The question is not whether you have an online presence. You do, whether you nurture it or not. The question is how will you thrive in that marketplace.

Spencer Powell, president of Builder Funnel, has written a must-read for any construction business owner. Specifically aimed a remodeler's, The Remodeler Marketing Blueprint is built on a clear and simple premise: The marketplace for custom residential construction services is, for the most part, on the Internet. Maybe not entirely yet. At the high end of the market it's certainly possible to exist apart from the digital marketplace in an exclusive world where referrals and architect leads are the primary sources of new business. But for everyone else, the Internet is where consumers of construction services begin their search, just like you do for almost everything new and unfamiliar that you want to buy. It is not hard to fathom that remodeling and custom home projects begin online as soon as a prospect begins to dream of a better home. That dream is shaped and refined by the information the prospect finds online, and if you have a prayer of a chance of helping that prospect realize his or her dream, you need to be there, online, as close to the beginning as you can. Yet we know not every custom builder and remodeling firm has completely embraced this idea. Embracing it, we learn from Spencer Powell, is not just agreeing with it, but acting on it by fully owning and optimizing your online business presence. Doing so, he argues effectively, will give you a leg up on finding and qualifying good leads, and ultimately growing a sound company.

The Internet Marketplace is Not a Dream

Powell begins with a powerful premise:
"I want you to imagine a world where you have prospects calling your company or filling out your contact form to discuss a project. These prospects have already learned about you and your company and the types of projects you work on. They also have a good sense of what pricing will look like and how long it will take. By the time they've made it to an initial phone call, they are well educated and haven't opted out. They are a good fit for you. They are the ideal client.

This is all possible because you have something extremely powerful (and often massively underutilized) at your disposal: your website. Yes, your website can make it all happen."

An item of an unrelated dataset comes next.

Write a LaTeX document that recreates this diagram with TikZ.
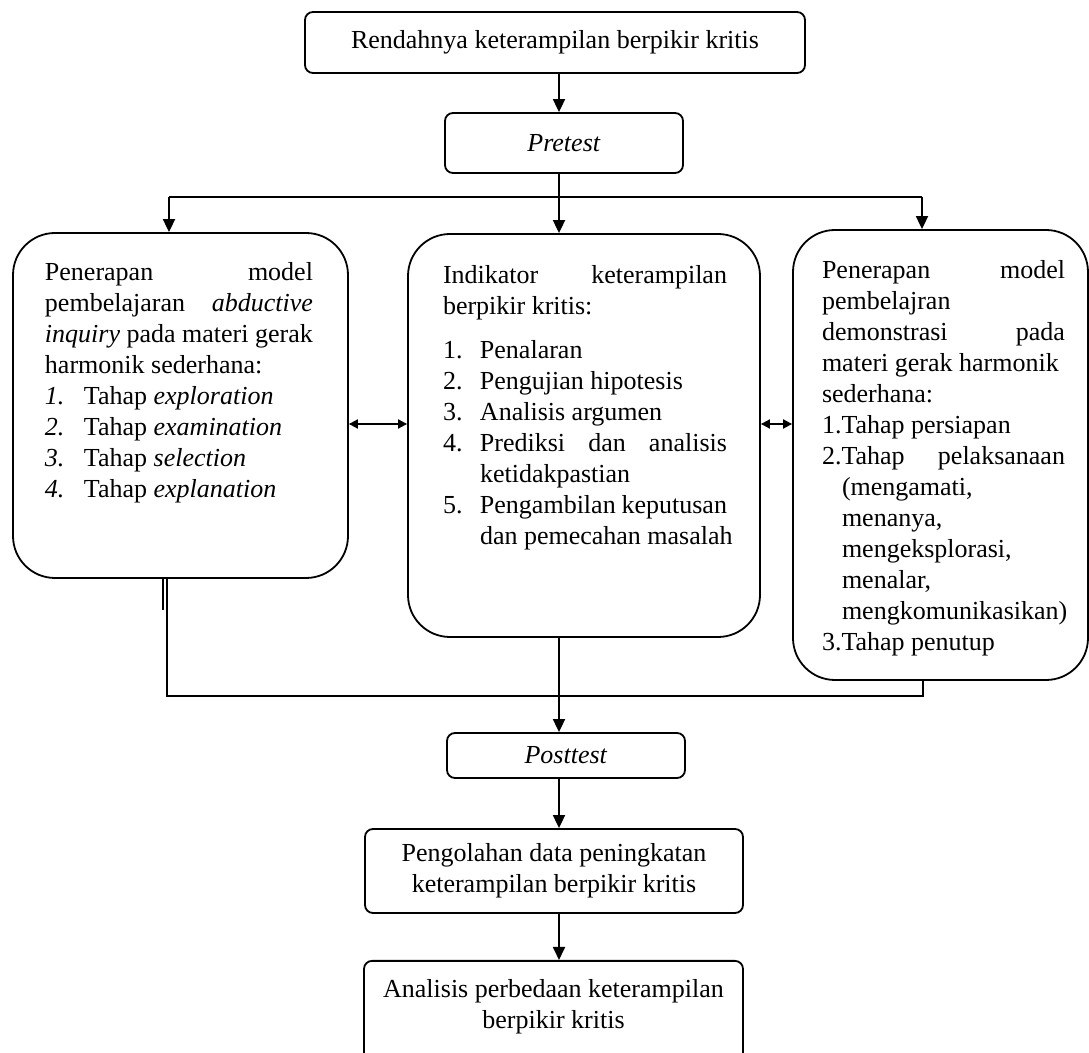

I believe Powell. This is not a dream; it's a description of life at the bottom of the funnel in the modern marketplace that most of us use to buy nearly everything. True, remodeling or home building is different than buying a flat-screen TV or finding a new cellphone provider. Homes require a design and carefully organized choreography for installing a whole lot of disparate pieces of material installed over time. Yes. But consumers of residential building and remodeling services are still beginning their journey online, reading Google reviews (or Yelp or Angie's List or Facebook) about your company. If that terrifies you, or concerns you in anyway, it should. But it also can be managed. And managing it, one gathers from reading Powell, is not just stemming a tide of negative perceptions, but actually creating for your company a market reality where you can control the messaging, turn prospects into active leads, and grow your company.

Not Just for Novices

For those small construction business owners who don't have a website or Facebook page, or have one or the other that they have stood up like some sort of billboard on the Internet highway - a static placeholder with contact information and pictures of projects - this book is an obvious place to reboot your online presence. But it's much more than that.

What is brilliant about Powell's book is it breaks down the digital pieces a business owner needs to pay attention to - and there are several. A big chunk of the book - "Chapter 5: Build Your Marketing Funnel" - is an indispensable reference guide for all things in the construction business owner's digital universe: website, social media, all the pieces of a site that will get prospects to find your company, and the smart (and not so smart) ways to use social media effectively to broaden your reach in the marketplace. For those who have never paid much attention to any of this, it serves as a primer. For those who think they know it (or have paid someone who thinks they know to make it happen) this chapter will be an important read for checking, refining or even overhauling your online presence.

Strategic Planning

Ultimately, what Powell serves up is an "education-driven" strategy for presenting what your company is all about, not just for show, but to drive sales. It's all about action, not image. All the high-design, smart organization and optimized performance of your website is for realizing the world Powell asks us to imagine at the onset of the book. This is a reality built on the concept of the marketing funnel - a strategy of cultivating a wide reach and bringing in at the top of the funnel a swirling, wide-ranging group of potential prospects, nurturing these over time, and gradually but deliberately drawing them down the funnel until they are at the bottom: clear what to expect from your company and dead certain yours is the only company they want to work with.

This is a sales strategy markedly different from the laser-point, high-pressure approach to sales that focuses only on converting leads - those sales professionals intent on winnowing out tire kickers so they can bear down on a select few. The marketing funnel is, I would say, a much more compassionate and generous approach that requires serving a wide public with good information, winning a reputation in the marketplace as an authoritative and reputable source of building knowledge, and winning sales not because you have pressured the client into signing on the dotted line, but because the client, who is exceedingly savvy and has done her homework, has chosen you above all others in your local market. That's a client that is open, flexible and dedicated. It's the sort of client that will create a lasting relationship with your company, leading to referrals and repeat business. If that's the sort of client that fits your company, I can't urge you enough to move The Remodeler Marketing Blueprint to the top of your reading list.